The Culture of Possibility: Art, Artists, and the Future by Arlene Goldbard
A Review
Abstract
The thoughtful work of cultural activist Arlene Goldbard has been foundational to many community cultural development artists and public scholars. Her latest text, The Culture of Possibility: Art, Artists & the Future, builds off her previous work with the ambitious goal to “reframe public interest in art and culture.” As she writes in her introduction: “the book incorporates arguments, stories, and perspectives I have evolved from years of writing and speaking on the subject, as well as considerable new material.” Goldbard's bold experimentation with structure continues to be one of her assets as a writer and public intellectual. The Culture of Possibility contains three distinct sections—as well as a companion work of fiction, The Wave— each framing her argument and information in particular ways.
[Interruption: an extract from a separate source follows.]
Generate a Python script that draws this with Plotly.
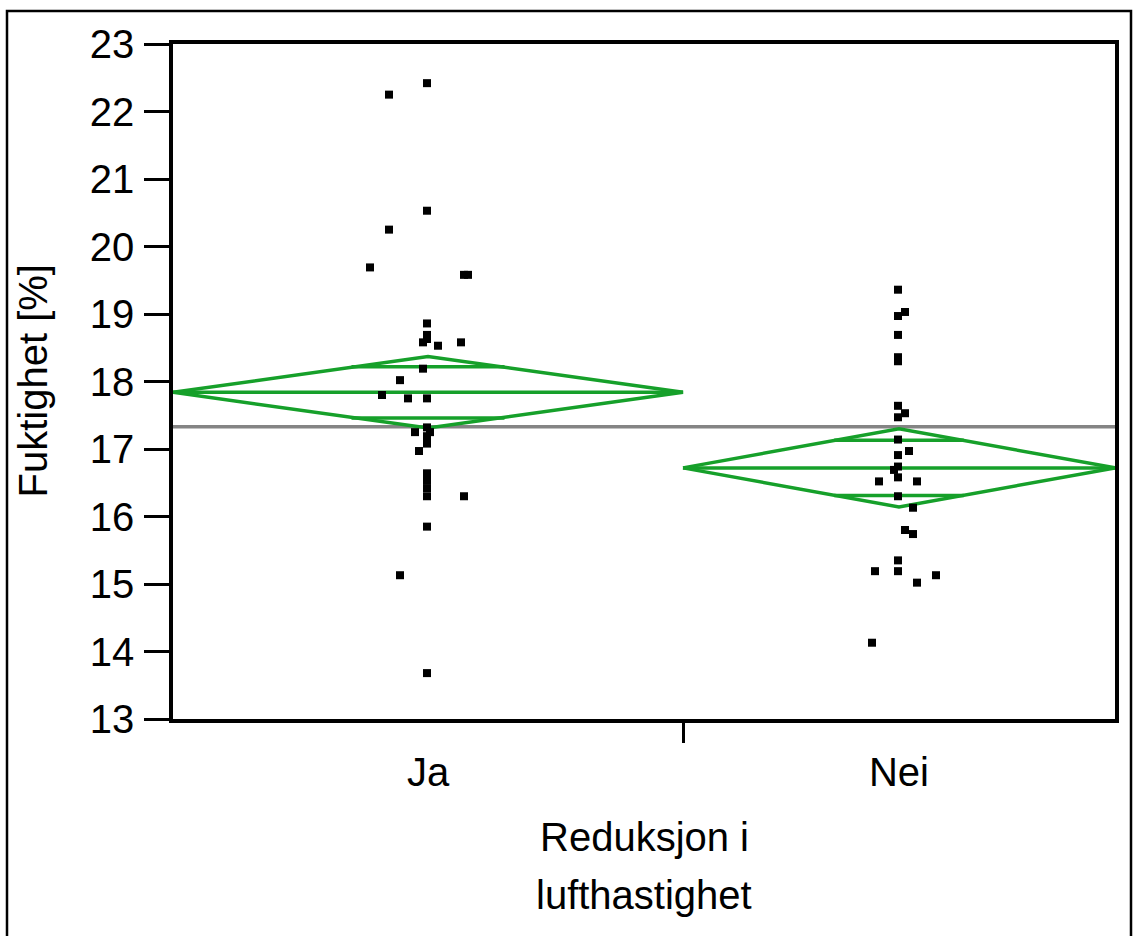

The first section of the book, helpfully called “Read this First,” serves as a brief introduction to the text while establishing Goldbard's terms and lenses. The second and longest section, “Hidden in Plain Sight: Twenty- Eight Reasons to Pursue the Public Interest in Art,” provides exactly that in short, digestible and interrelated chunks. Her last section, “The World is Upside Down” presents much of the same information while grounding her argument in a more traditional essay format. The text as a whole pulls from a broad range of Western philosophy and cultural traditions weaving storytelling with economic analysis, spiritual traditions, poetry and neuroscience.